Köylüsüz, çiftçisiz bir tarım mümkün mü? Uzunca bir süredir kapitalist olsun reel sosyalist olsun modern devletlerin anlattığı bir hikâyeye inandırılmış bir haldeyiz. Bu hikâyeye göre tarım, cahil köylülerin elinden kurtarılarak uzman teknisyenlerin çalıştığı “kurumlara” (şimdi artık “şirketlere”) havale edilecek, böylece verimlilik kat kat artacak, insanlığın “gıda” diye bir sorunu kalmayacaktı. “Kalkınma”, “gelişme” ya da “modernleşme” denen şey de, her zaman açıkça ifade edilmese de aslında köylü nüfusun düşürülmesine bağlı bir nicelikti. İnsanlığın kurtuluşu köylülükten kurtuluş olacaktı; gıda üretimi de artık mucizevi zirai ilaçlar, suni gübreler, tohum ıslahı için genetik müdahaleler, HES odaklı sulama teknolojileri ve makineleşme sayesinde patlama yapacaktı.
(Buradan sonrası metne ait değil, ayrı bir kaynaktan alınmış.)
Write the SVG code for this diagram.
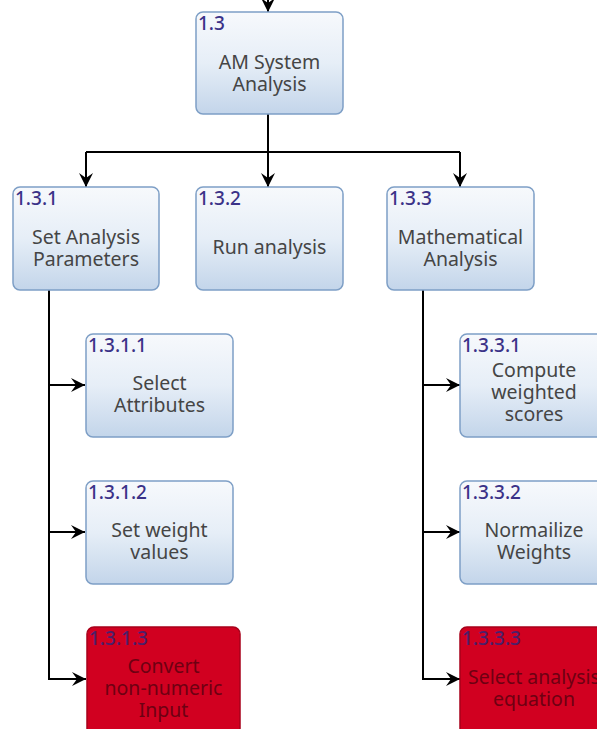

Dünya çiftçilerinin örgütü La Via Campesina’yla yakın işbirliği içinde olan Çiftçi Sendikaları Konfederasyonlaşma Platformu’nun sözcüsü Abdullah Aysu işte bu masalın sonuçlarını ele alıyor. Dev kapitalist şirketlerin hakimiyeti altındaki gıda üretiminin yol açtığı küresel krizi ve Türkiye’deki yansımalarını üç ayaklı bir perspektifle, tarım, ekoloji ve egemenlik arasındaki ilişkileri odağa alarak inceliyor.
Bir çaresizlik propagandası değil bu kitap. Bütün bu tahribata karşı etkili olabilecek mücadele yollarını da ele alıyor Aysu: Dünya çiftçileri tarafından geliştirilen “gıda egemenliği” kavramını ve “Bilge Köylü Tarım Tarzı”ndan ilhamla geliştirilebilecek, kapitalist teknokrasiye alternatif gıda üretim, dağıtım ve tüketim yollarını araştırıyor.
Sezdiğimiz, kısmen bildiğimiz gerçekleri tam olarak öğrenebilmek için ideal bir kitap: yediğimiz ekmeğe, kendi hayatlarımıza, çocuklarımızın geleceğine dair bir kılavuz.